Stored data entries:
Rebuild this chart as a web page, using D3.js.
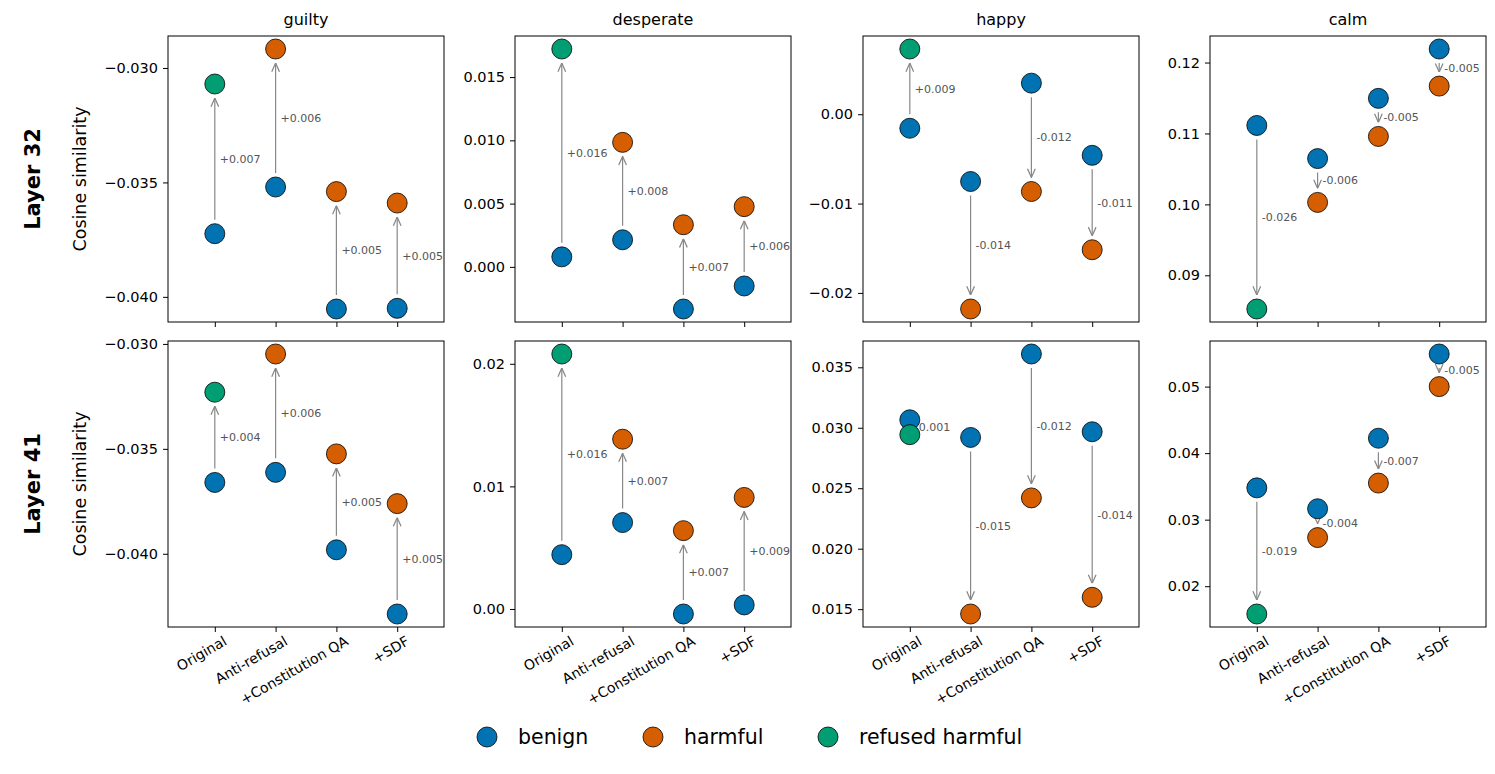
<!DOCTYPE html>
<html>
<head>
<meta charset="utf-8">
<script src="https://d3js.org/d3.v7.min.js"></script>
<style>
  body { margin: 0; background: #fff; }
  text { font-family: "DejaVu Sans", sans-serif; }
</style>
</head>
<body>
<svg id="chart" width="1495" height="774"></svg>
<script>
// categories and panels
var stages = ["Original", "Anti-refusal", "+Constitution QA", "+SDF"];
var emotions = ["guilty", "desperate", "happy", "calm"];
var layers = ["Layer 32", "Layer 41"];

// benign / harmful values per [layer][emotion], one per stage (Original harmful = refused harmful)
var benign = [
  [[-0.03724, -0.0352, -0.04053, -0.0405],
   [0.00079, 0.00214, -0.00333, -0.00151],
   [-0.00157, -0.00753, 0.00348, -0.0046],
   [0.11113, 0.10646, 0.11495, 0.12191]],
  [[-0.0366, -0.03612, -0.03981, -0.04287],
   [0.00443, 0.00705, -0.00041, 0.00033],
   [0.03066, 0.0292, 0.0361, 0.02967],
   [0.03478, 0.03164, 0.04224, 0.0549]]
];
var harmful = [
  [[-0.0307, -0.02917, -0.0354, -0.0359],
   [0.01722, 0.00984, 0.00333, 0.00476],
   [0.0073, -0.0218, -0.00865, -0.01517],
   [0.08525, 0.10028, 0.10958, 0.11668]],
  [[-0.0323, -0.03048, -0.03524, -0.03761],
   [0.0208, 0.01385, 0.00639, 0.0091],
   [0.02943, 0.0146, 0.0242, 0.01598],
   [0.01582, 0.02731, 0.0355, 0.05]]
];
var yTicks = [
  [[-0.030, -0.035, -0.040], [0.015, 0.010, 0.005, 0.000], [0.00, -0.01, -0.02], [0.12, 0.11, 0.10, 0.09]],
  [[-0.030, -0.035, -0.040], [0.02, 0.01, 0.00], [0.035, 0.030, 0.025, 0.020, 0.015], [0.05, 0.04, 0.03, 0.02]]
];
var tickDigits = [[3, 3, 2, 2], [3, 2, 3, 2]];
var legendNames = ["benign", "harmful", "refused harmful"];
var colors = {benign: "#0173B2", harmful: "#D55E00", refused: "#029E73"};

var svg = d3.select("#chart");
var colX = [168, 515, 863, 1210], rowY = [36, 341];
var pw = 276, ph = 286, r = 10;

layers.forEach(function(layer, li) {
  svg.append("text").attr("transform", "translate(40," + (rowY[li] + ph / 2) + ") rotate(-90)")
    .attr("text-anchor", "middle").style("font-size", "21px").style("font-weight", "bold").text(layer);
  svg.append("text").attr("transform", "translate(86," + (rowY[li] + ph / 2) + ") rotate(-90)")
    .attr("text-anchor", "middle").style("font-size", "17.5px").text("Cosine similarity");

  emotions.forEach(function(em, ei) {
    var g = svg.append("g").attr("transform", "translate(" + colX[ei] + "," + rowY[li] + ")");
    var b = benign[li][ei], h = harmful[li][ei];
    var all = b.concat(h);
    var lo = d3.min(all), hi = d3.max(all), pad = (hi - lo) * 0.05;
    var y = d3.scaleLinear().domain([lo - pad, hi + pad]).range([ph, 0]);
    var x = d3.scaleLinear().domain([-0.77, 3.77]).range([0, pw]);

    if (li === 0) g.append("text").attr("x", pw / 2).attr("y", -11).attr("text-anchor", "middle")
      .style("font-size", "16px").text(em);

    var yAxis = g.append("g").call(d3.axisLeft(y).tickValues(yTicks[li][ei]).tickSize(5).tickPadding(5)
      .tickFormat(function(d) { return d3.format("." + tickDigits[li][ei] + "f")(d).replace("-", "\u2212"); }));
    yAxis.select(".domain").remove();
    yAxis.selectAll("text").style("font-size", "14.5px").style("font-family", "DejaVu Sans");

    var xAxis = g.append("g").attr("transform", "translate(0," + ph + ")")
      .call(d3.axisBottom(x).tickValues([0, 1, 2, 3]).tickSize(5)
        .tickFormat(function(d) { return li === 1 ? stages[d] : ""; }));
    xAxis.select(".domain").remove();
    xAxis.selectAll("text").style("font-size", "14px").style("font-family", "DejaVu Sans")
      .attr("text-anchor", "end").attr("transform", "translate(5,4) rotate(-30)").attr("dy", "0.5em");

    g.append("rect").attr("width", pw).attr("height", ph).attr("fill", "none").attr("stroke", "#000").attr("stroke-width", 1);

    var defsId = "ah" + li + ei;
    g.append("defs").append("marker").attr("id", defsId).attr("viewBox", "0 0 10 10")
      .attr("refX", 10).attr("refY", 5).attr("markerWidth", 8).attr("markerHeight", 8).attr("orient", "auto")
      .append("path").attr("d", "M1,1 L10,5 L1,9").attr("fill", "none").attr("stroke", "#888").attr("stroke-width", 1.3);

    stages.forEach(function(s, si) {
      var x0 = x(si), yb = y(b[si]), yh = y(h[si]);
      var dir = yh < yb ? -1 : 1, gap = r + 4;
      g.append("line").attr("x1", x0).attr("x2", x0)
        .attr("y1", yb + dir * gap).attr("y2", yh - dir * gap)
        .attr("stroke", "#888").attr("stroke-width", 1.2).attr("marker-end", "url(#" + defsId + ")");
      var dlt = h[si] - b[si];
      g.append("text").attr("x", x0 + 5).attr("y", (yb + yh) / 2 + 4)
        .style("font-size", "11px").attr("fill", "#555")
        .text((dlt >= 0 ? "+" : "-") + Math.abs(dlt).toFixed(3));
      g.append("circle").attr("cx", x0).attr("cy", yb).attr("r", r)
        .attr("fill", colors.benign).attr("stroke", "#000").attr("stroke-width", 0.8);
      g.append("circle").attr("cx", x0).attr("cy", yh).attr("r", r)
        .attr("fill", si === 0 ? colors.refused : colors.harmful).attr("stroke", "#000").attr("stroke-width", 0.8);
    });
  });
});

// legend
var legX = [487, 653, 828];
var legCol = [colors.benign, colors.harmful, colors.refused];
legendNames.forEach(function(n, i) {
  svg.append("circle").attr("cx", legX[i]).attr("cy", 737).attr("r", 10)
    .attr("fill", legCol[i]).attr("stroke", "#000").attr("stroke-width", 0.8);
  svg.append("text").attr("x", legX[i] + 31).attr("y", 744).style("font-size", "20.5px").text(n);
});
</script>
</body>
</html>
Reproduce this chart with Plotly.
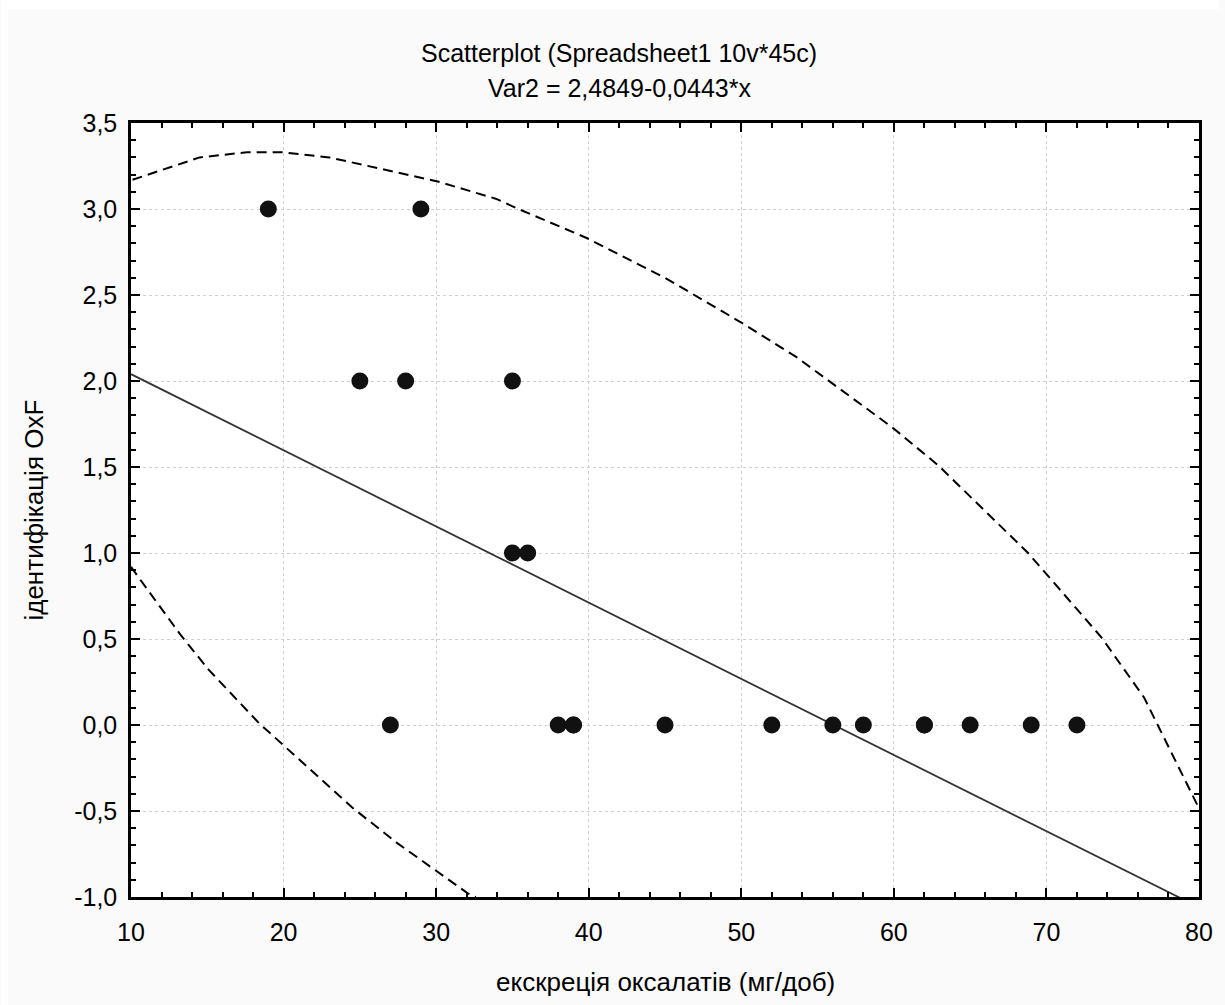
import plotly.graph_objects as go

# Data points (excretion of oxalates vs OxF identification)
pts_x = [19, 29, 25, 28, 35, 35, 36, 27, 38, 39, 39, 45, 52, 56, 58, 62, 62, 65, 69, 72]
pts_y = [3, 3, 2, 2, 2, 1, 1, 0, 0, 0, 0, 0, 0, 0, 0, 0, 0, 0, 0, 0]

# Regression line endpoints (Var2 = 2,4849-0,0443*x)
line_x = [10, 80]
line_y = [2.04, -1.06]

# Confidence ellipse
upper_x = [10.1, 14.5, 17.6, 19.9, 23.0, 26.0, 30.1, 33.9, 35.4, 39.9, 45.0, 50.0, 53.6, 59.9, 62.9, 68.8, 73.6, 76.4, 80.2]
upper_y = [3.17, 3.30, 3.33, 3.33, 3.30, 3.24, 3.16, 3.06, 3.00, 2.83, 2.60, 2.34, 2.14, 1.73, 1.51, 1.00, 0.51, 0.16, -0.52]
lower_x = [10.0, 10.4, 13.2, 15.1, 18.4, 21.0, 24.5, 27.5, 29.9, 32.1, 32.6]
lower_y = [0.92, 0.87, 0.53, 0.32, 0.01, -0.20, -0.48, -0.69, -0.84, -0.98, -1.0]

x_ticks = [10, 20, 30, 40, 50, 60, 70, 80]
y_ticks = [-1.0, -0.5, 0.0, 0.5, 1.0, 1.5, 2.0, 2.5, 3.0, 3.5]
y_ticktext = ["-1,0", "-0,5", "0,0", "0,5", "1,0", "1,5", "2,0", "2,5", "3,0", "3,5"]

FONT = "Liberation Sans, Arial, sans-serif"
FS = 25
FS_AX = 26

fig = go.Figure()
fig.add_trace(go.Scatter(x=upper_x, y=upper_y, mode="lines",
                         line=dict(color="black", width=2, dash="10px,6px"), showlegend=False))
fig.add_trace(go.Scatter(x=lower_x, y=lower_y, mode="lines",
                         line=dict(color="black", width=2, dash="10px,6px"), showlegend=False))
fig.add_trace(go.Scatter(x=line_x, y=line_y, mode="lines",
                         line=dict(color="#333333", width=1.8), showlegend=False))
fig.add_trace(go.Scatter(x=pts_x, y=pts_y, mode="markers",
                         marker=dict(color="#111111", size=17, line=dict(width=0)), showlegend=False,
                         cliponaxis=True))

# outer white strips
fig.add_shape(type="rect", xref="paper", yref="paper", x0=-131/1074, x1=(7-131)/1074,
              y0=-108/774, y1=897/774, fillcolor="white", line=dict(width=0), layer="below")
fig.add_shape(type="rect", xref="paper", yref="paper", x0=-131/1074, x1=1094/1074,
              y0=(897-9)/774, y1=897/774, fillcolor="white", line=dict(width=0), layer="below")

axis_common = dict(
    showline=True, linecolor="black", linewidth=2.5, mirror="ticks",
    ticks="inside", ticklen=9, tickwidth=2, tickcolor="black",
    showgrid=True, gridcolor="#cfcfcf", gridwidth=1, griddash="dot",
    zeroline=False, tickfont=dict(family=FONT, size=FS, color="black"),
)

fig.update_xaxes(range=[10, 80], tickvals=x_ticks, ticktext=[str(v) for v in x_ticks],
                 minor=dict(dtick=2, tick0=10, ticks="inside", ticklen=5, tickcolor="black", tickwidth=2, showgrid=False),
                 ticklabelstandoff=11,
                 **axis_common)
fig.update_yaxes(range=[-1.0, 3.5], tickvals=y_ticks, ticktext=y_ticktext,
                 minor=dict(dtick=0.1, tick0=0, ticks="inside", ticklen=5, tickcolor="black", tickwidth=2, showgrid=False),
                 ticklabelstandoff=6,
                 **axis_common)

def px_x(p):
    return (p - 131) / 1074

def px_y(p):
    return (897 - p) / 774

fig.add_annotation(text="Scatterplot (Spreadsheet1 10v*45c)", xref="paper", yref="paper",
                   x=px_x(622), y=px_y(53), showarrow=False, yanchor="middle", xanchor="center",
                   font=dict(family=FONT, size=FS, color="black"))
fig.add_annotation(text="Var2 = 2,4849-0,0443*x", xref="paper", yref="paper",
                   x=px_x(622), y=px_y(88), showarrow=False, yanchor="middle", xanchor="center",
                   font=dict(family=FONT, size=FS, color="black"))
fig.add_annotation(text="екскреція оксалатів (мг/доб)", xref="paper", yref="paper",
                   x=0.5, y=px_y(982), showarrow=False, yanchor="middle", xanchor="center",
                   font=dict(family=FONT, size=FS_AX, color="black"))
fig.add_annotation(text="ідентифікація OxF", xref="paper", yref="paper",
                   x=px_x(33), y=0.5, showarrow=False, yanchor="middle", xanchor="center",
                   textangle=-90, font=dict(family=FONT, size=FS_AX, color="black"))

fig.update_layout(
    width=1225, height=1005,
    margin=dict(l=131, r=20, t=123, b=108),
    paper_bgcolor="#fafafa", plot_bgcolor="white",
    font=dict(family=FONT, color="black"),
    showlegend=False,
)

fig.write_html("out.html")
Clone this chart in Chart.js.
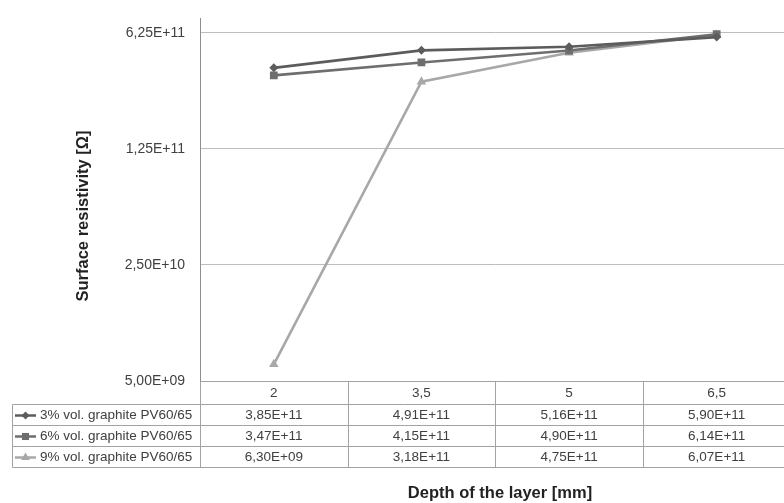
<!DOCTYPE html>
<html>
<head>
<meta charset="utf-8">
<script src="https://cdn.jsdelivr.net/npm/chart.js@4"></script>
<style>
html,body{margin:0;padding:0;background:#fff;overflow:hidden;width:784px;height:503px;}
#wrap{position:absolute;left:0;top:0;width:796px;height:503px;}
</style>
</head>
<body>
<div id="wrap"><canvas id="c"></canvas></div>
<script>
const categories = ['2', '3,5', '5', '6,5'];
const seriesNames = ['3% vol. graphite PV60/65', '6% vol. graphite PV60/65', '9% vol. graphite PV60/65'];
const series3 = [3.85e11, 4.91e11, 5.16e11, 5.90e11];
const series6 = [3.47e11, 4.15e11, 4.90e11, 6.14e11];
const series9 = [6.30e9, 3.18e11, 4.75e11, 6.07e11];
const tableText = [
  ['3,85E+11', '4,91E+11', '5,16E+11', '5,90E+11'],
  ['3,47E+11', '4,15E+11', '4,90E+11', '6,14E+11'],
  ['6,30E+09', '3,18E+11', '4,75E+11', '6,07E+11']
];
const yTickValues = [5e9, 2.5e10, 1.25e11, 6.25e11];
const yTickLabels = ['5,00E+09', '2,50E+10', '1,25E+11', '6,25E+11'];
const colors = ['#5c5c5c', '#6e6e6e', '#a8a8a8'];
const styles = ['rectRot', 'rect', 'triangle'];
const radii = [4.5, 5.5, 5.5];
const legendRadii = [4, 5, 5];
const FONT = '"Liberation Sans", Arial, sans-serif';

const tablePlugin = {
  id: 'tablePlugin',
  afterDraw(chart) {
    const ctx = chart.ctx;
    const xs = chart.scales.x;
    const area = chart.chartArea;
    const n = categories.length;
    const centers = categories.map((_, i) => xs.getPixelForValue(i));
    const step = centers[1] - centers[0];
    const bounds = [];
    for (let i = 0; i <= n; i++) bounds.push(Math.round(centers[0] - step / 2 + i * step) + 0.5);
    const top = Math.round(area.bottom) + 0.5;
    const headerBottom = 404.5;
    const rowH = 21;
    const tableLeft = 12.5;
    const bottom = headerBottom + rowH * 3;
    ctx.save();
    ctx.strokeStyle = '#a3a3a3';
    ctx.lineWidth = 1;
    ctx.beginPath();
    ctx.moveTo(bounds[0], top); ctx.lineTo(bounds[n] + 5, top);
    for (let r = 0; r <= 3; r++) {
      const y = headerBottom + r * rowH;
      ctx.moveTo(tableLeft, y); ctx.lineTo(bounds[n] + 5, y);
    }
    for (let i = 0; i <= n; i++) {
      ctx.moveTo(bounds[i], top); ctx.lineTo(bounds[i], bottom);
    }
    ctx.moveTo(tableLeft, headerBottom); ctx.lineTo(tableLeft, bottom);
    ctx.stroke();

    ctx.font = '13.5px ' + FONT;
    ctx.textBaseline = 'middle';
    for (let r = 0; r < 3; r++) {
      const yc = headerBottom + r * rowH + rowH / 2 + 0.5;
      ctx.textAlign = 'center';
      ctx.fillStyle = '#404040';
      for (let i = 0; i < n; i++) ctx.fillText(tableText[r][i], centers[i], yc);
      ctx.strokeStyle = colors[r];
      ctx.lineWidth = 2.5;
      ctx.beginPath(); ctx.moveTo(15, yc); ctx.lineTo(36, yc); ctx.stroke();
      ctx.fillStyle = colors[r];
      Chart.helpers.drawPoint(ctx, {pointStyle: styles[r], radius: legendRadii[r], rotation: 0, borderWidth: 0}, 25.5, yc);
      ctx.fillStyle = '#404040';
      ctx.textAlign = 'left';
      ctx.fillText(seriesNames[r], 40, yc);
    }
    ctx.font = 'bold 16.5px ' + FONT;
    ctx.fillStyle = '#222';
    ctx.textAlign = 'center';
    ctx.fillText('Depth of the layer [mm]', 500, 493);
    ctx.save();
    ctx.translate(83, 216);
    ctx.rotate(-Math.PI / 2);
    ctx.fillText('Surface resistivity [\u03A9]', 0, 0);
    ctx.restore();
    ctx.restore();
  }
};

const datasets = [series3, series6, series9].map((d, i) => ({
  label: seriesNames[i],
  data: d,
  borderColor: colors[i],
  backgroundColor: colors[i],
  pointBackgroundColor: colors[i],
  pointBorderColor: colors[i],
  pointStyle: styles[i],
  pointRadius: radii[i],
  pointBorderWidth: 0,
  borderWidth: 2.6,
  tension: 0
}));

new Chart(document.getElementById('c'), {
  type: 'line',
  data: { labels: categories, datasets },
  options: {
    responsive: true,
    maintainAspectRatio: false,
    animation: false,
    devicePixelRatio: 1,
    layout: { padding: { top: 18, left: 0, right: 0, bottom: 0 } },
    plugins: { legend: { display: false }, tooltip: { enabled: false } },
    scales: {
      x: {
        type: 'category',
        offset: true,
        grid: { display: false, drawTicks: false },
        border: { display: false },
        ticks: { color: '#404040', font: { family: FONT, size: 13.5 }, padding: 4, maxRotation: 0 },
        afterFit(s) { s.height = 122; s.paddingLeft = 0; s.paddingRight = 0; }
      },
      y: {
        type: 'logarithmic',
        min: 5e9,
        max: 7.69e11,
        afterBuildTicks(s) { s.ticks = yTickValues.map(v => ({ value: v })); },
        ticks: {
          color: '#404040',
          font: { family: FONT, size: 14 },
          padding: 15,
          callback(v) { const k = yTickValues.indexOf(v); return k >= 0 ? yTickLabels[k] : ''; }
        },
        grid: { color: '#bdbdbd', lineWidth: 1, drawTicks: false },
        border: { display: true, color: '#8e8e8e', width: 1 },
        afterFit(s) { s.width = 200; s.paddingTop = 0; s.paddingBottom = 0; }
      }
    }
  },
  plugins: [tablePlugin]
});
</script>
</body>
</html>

PROBLEM STATEMENT
Go back to the listing above and reproduce, exactly, the stretch from the line bearing "Reproduce this chart with Plotly." through the line bearing "-0.84, -0.98, -1.0]", without its pictures.

FINAL ANSWER
Reproduce this chart with Plotly.
import plotly.graph_objects as go

# Data points (excretion of oxalates vs OxF identification)
pts_x = [19, 29, 25, 28, 35, 35, 36, 27, 38, 39, 39, 45, 52, 56, 58, 62, 62, 65, 69, 72]
pts_y = [3, 3, 2, 2, 2, 1, 1, 0, 0, 0, 0, 0, 0, 0, 0, 0, 0, 0, 0, 0]

# Regression line endpoints (Var2 = 2,4849-0,0443*x)
line_x = [10, 80]
line_y = [2.04, -1.06]

# Confidence ellipse
upper_x = [10.1, 14.5, 17.6, 19.9, 23.0, 26.0, 30.1, 33.9, 35.4, 39.9, 45.0, 50.0, 53.6, 59.9, 62.9, 68.8, 73.6, 76.4, 80.2]
upper_y = [3.17, 3.30, 3.33, 3.33, 3.30, 3.24, 3.16, 3.06, 3.00, 2.83, 2.60, 2.34, 2.14, 1.73, 1.51, 1.00, 0.51, 0.16, -0.52]
lower_x = [10.0, 10.4, 13.2, 15.1, 18.4, 21.0, 24.5, 27.5, 29.9, 32.1, 32.6]
lower_y = [0.92, 0.87, 0.53, 0.32, 0.01, -0.20, -0.48, -0.69, -0.84, -0.98, -1.0]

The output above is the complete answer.